Madeline “Maddie” Cole, 10, will be a 5th grader at Thurgood Marshall Elementary School in the fall. As a preschooler, Maddie wanted to start the “World’s Best Cleanup Club” to pick up trash “so the earth wouldn’t get sick.” Maddie has helped with beach grass planting since she was 2 and now teaches others how to plant beach grass properly each spring. She is also an avid recycler, native tree planter and gardener.
“Maddie’s continued involvement with environmental projects, sharing her enthusiasm with her friends and having them join her in activities shows Maddie’s dedication to being a good environmental steward,” said judge Michelle Jacobs.
“Her continued love and support of protecting the environment especially in an enthusiastic and contagious way is so refreshing to see in our youth,” judges Maggie Pletta and Colleen Holstein said.

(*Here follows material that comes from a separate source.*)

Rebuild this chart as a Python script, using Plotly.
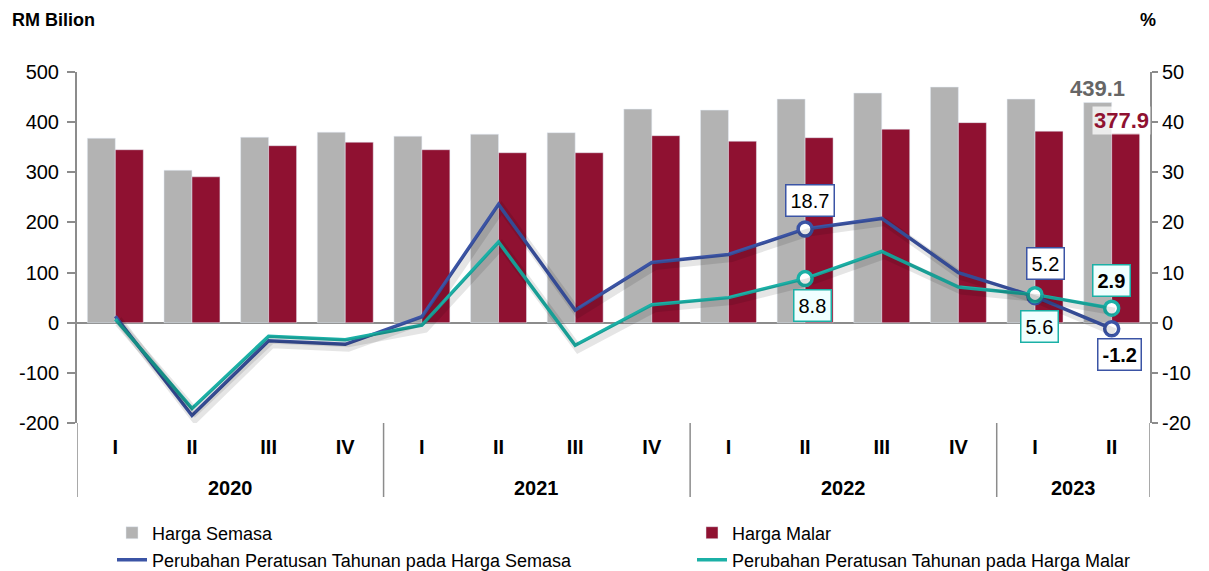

Quinn Hamrick, 8, will be a 3rd grader at H.M. Brader Elementary School this fall. Quinn is passionate about gardening and has worked on his school’s vegetable garden since kindergarten, as well as planting and growing his own vegetables at home. On April 22, 2015, Quinn addressed the Delaware General Assembly about the importance of school gardens and his love of growing things.
Quinn’s nominator, Brader librarian Sharon Brubaker, describes Quinn as “a bright and curious young student with a great passion for the outdoors and gardening.” On his visit to Legislative Hall, she noted that he spoke well, tried out a state representative’s chair, and invited two legislators to visit his school garden in May.
“When so many people do not know where their food comes from, or about everything involved with getting it to their table, it is refreshing to hear about a youngster who is so passionate about vegetable gardening and is helping out in his school garden,” said judge Michelle Jacobs.
“His early passion for gardening and wanting to express that to others – especially our state legislators – is awesome!” judges Maggie Pletta and Colleen Holstein said.
Quinn himself loves the simple pleasures of gardening and growing, and encourages others to try it. “I enjoy digging in the dirt, planting the seeds and eating the vegetables!” he said.
Also recognized were a group of fourth graders from McVey Elementary School in Newark who participated in Delaware’s legislative process this year. Cassidy Foskett, Lun Kong, Benjamin Garrett and William Khan did research on the issue, organized their peers and testified before the State Senate Natural Resources and Environmental Control Committee to express their views and concerns about proposed legislation for managing the gray fox in Delaware, where it is the official state animal.